Anthony Aziz

 ... with the end of truth in photography has come a corresponding loss of trust; every image, every representation, is now a potential fraud. And as the eternal debate rages on about the appearance of truth and truth itself, simulation is the only truth we can trust. 

Lucas Samaras
[Artist, b. 1936, Kastoria, Greece, lives in New York.]

 You don’t have to say that nature is aware of your existence, that God knows you are here and you are suffering or having joy. The camera gives you proof that you have lived at least once. 

Sally Mann
[Photographer, b. 1951, Lexington, Virginia, lives in Lexington.]

 Exploitation lies at the root of every great portrait, and all of us know it. Even the simplest picture of another person is ethically complex. 

Richard Prince
[Artist, b. 1949, Panama Canal Zone, lives in New York.]

 What I find is that the taking, the stealing, the appropriation of images has to do with prior availability, and it sets up a degree where things can be shared... It’s like 50% off... You can let something of another emotion or another personality sign on your work, or co-sign it. 

Roberta McGrath
[Critic, lives in Edinburgh, Scotland.]

 In his Day Books [Edward Weston] records how photographic sessions were frequently interrupted.

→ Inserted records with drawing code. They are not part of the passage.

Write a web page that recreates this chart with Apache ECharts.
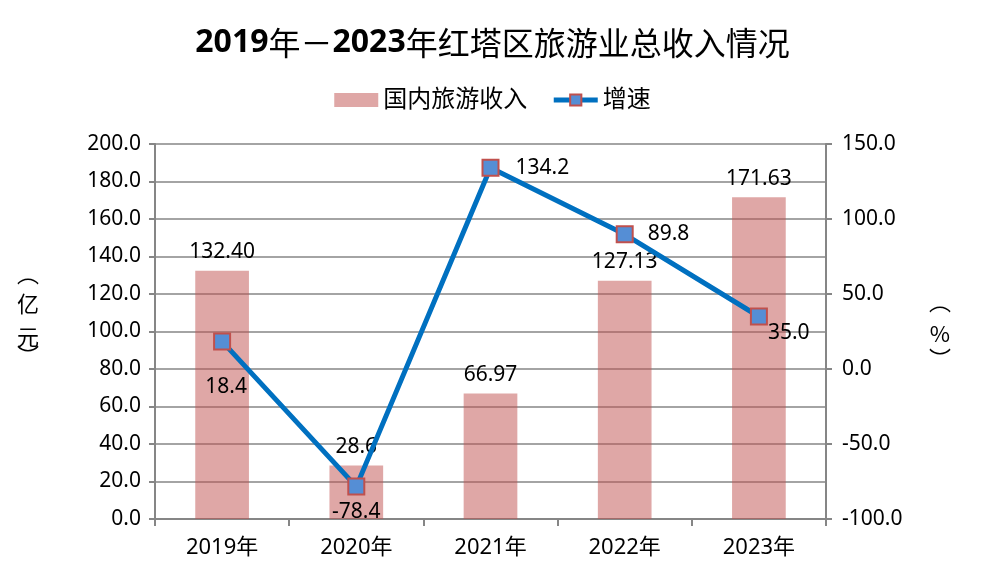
<!DOCTYPE html>
<html><head><meta charset="utf-8">
<script src="https://cdn.jsdelivr.net/npm/echarts@6/dist/echarts.min.js"></script>
<style>html,body{margin:0;padding:0;background:#fff}#c{width:985px;height:582px}</style>
</head><body><div id="c"></div>
<script>
const categories = ['2019年','2020年','2021年','2022年','2023年'];
const revenue = [132.40, 28.6, 66.97, 127.13, 171.63];
const revenueLabels = ['132.40','28.6','66.97','127.13','171.63'];
const growth = [18.4, -78.4, 134.2, 89.8, 35.0];
const growthLabels = ['18.4','-78.4','134.2','89.8','35.0'];
const titleParts = [['b','2019'],['n','年－'],['b','2023'],['n','年红塔区旅游业总收入情况']];

const F = '"Noto Sans", "Noto Sans CJK SC", sans-serif';
const FC = '"Noto Sans CJK SC", sans-serif';
const chart = echarts.init(document.getElementById('c'));
const lblPos = [
  {position:'bottom', distance:26, offset:[4,0]},
  {position:'bottom', distance:6},
  {position:'right', distance:16},
  {position:'right', distance:14},
  {position:'right', distance:0, offset:[0,17]}
];
const txt = (t, x, y) => ({type:'text', x:x, y:y,
  style:{text:t, fontFamily:FC, fontSize:22, fill:'#000', align:'center', verticalAlign:'middle'}});
chart.setOption({
  animation:false,
  backgroundColor:'#fff',
  title:{text:titleParts.map(p=>'{'+p[0]+'|'+p[1]+'}').join(''), left:'center', top:22,
    textStyle:{rich:{
      b:{fontFamily:F, fontSize:32, fontWeight:'bold', color:'#000'},
      n:{fontFamily:FC, fontSize:32, fontWeight:'normal', color:'#000'}}}},
  legend:{top:83, left:'center', itemGap:24, itemWidth:44, itemHeight:14,
    textStyle:{fontFamily:F, fontSize:24, color:'#000'},
    lineStyle:{width:5},
    data:[{name:'国内旅游收入', icon:'rect'}, {name:'增速'}]},
  grid:{left:155, right:159, top:144, bottom:63},
  xAxis:{type:'category', data:categories,
    axisLine:{lineStyle:{color:'#868686', width:2}},
    axisTick:{show:true, length:7, lineStyle:{color:'#868686', width:2}},
    axisLabel:{fontFamily:F, fontSize:22, color:'#000', margin:18}},
  yAxis:[
    {type:'value', min:0, max:200, interval:20,
     axisLine:{show:true, lineStyle:{color:'#868686', width:2}},
     axisTick:{show:true, length:6, lineStyle:{color:'#868686', width:2}},
     splitLine:{lineStyle:{color:'#868686', width:1.5}},
     axisLabel:{fontFamily:F, fontSize:21, color:'#000', margin:14, formatter:v=>v.toFixed(1)}},
    {type:'value', min:-100, max:150, interval:50,
     axisLine:{show:true, lineStyle:{color:'#868686', width:2}},
     axisTick:{show:true, length:6, lineStyle:{color:'#868686', width:2}},
     splitLine:{show:false},
     axisLabel:{fontFamily:F, fontSize:21, color:'#000', margin:16, formatter:v=>v.toFixed(1)}}
  ],
  series:[
    {name:'国内旅游收入', type:'bar', barWidth:'40%', yAxisIndex:0,
     itemStyle:{color:'rgba(192,80,77,0.5)'},
     data:revenue.map((v,i)=>({value:v, label:{formatter:revenueLabels[i]}})),
     label:{show:true, position:'top', distance:8, fontFamily:F, fontSize:21, color:'#000'}},
    {name:'增速', type:'line', yAxisIndex:1, symbol:'rect', symbolSize:16,
     lineStyle:{color:'#0070C0', width:5},
     itemStyle:{color:'#558ED5', borderColor:'#C0504D', borderWidth:2},
     data:growth.map((v,i)=>({value:v, label:Object.assign({formatter:growthLabels[i]}, lblPos[i])})),
     label:{show:true, fontFamily:F, fontSize:21, color:'#000'}, z:5}
  ],
  graphic:[
    txt('︵', 28, 274),
    txt('亿', 28, 304),
    txt('元', 28, 337),
    txt('︶', 28, 356),
    txt('︵', 940, 302),
    txt('%', 940, 334),
    txt('︶', 940, 359)
  ]
});
</script></body></html>
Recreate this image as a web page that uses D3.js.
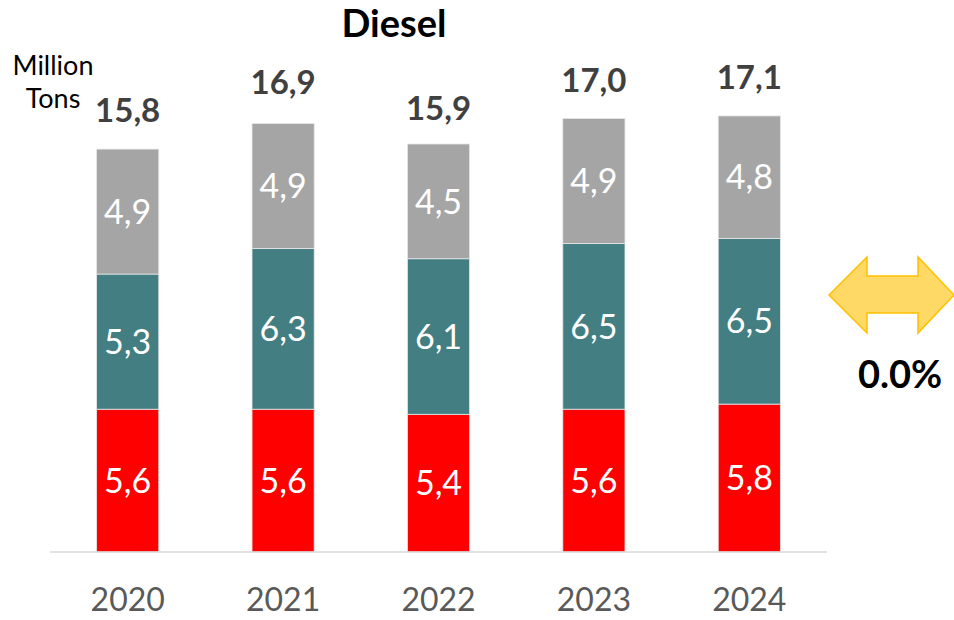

The eye was replaced by the penis, making a photograph by making love. It is here we begin to see an oscillation between photography/sex, (between the print/the real). 

Robert Mapplethorpe
[Photographer, b. 1946, Floral Park, Long Island, d. 1989, Boston, Massachusetts.]

 I did a picture of a guy with his finger up his cock. I think that for what it is, it’s a perfect picture, because the hand gestures are beautiful. I know most people couldn’t see the hand gestures, but compositionally I think it works. I think the hand gesture is beautiful. 

Theodore Roethke
[Poet, b. 1908, Saginaw, Michigan, d. 1963, Bainbridge Island, Washington.]

 The eye, of course, is not enough. But the outer eye serves the inner eye, that’s the point. 

Lewis Baltz
[Photographer, b. 1945, Newport Beach, California, d. 2014, Paris.]

 When you see a group of images together, they create their own context, and, in a sense, their own text.